- Country: United States
- Language: English
- Genre(s): Science fiction

Publication
- Published in: Worlds Beyond
- Publication type: Periodical
- Publisher: Hillman Periodicals
- Media type: Print (Magazine, Paperback)
- Publication date: February 1951

= Rock Diver =

1951 science fiction short story by Harry Harrison

"Rock Diver" is a 1951 short story by American science fiction writer Harry Harrison. It was his first published story, and it is credited with popularizing the concept of matter penetration. The plot reworks a classic western plot about claim jumpers with a sci-fi twist.

== Development ==
The story was published in the February 1951 issue of Worlds Beyond magazine. Harrison initially titled the story "I Walk Through Rocks", the title was changed by the magazine editor Damon Knight, who bought it from Harrison; around the same time it was also bought by Frederik Pohl for his anthology Beyond the End of Time, which was published in 1952. The story marks Harrison's literary debut; he was previously an illustrator (he also created an illustration for this story). Harrison wrote the story during an illness that prevented him from working on graphics, and found the endeavour much more profitable than illustrating (Knight and Pohl paid Harrison 50 dollars for the story; some sources quote the sum of 100 or 150 dollars - which was more than what he earned for illustrations, which generally were sold for several dollars apiece).
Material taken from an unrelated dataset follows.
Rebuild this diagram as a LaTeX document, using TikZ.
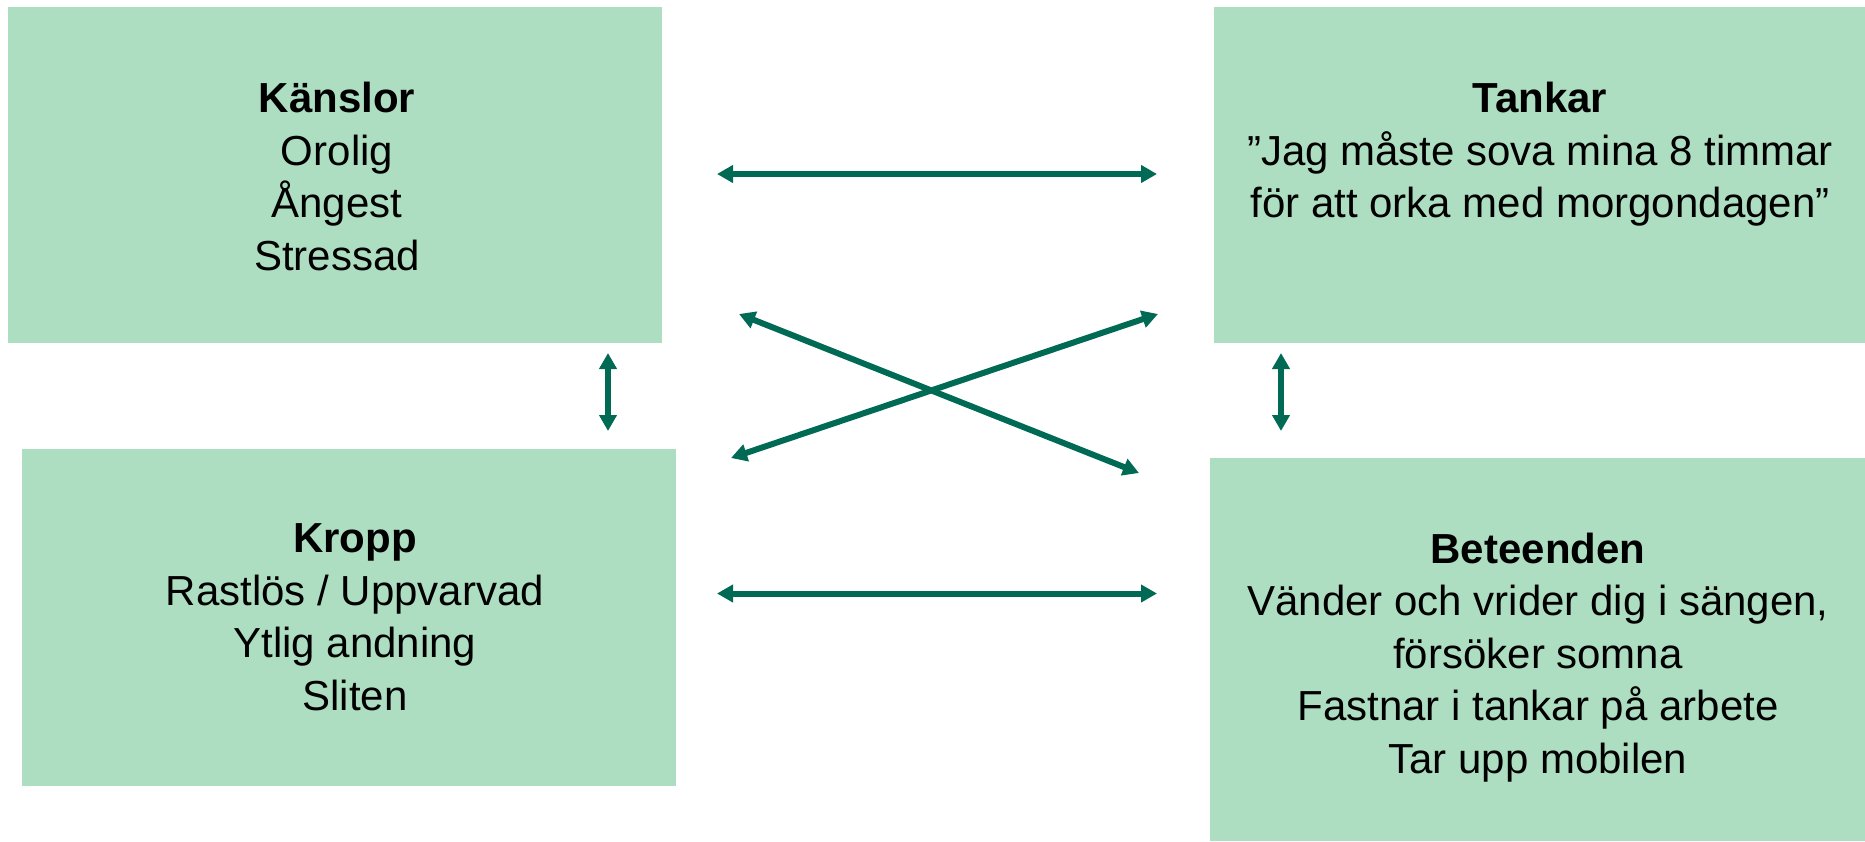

The story was reprinted in anthologies and translated into other languages (including several times in Polish, with the first translation in 1958; and Russian in 1971).

== Plot summary ==
The leitmotif of the story is a journey to the center of the Earth in search of valuable raw materials through the use of technology allowing penetrating or passing through matter. Harrison wrote that he based the story's outline on a classic Western plot and the idea of claim jumping, but repackaged it with a sci-fi setting.

== Analysis and reception ==
The story was one of the early science-fiction works describing the effect of penetrating or passing through matter although Harrison himself admitted that the idea for such a device was not his and he was inspired by prior science fiction works. Algis Budrys in 1967 in the context of the anthology Science Fiction Inventions, where the story was reprinted, wrote that it was "a real landmark SF story, in the special sense that each of them either originated or first fruited a basic technological idea in such a happy combination with story values that it is impossible to touch that idea again without having to find some totally new framework for it”. Likewise, in 1985 Jerry Pournelle noted that the story "had the kind of idea that immediately engages the SF addict". Brian Stableford listed it as one of "notable accounts of burrowing expeditions" into Earth that are relatively consistent with the knowledge of modern geology.

A reviewer for Analog Science Fiction and Fact wrote in 1969 that it is "highly realistic yarn about prospecting and claim-jumping inside the Earth. This could be the ultimate development of the old gimmick of the man who can walk through walls."

Lech Jęczmyk wrote that many consider this to be Harrison's best story, due to the original idea ("not the cosmos, not the ocean, but the earth's crust as an area of conquest") and the story itself being "an engaging drama".